Reforms at the state and local levels have shrunk the prison population. "Federal laws took some part in that -- allowing prisoners to serve only a certain percentage of their term," he said. "Also, they've reduced prison sentences for certain drug-related offenses."
As the wave of mass incarceration begins to recede, the Mississippi controversy has local and state officials talking openly about how harmful locking up fewer people up will be for the economy, confirming the suspicions of those who have argued that mass incarceration is not merely a strategy directed at crime prevention. "Under the administrations of Reagan and Clinton, incarceration, a social tool used for punishment, also became a major job creator," Antonio Moore, a producer of the documentary "Crack in the System," wrote recently. [...]
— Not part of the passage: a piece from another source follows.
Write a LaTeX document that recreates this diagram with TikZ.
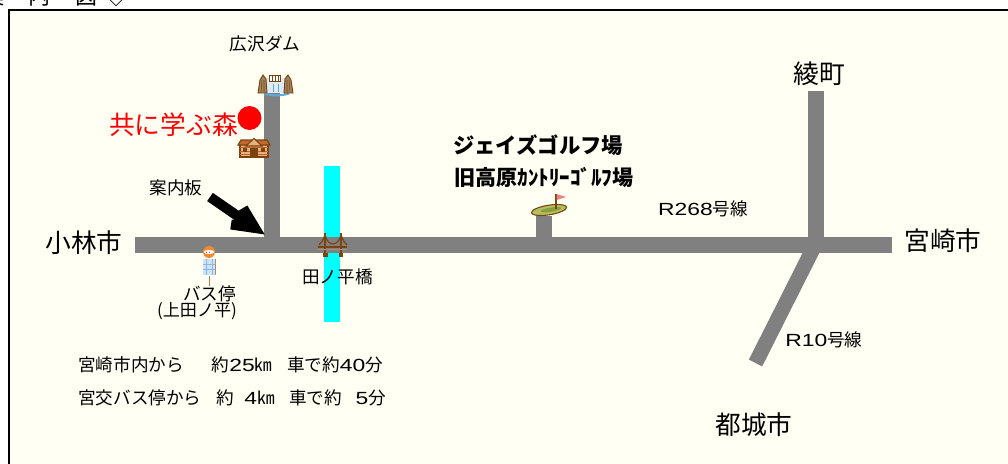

The prisoners have value beyond the per diem, county officials add, when they can be put to work. State prisoners do garbage pickup, lawn maintenance and other manual labor that taxpayers would otherwise have to pay for. Convict labor has made it easier for local governments to absorb never-ending cuts in state funding, as tea party legislators and governors slash budgets in the name of conservative government. [...]
"You either gotta hire a bunch of employees or keep that inmate."
And then there's this fun:
But local officials are investigating whether the state inmates are instead winding up in private prisons. “According to their reports, they have some private prisons that they are actually paying up to $80 a day. I think it’s political favors going around, the reason they’re doing that, but that’s neither here nor there,” Strickland said.
Mississippi contracts with a Utah company called Management and Training Corp. to house some of its prisoners. Stone County Supervisor Dale Bond questioned why the state would send inmates to the private prison at more than double the cost of transferring them to a county facility.
But it's immigrants taking all the jobs, you know.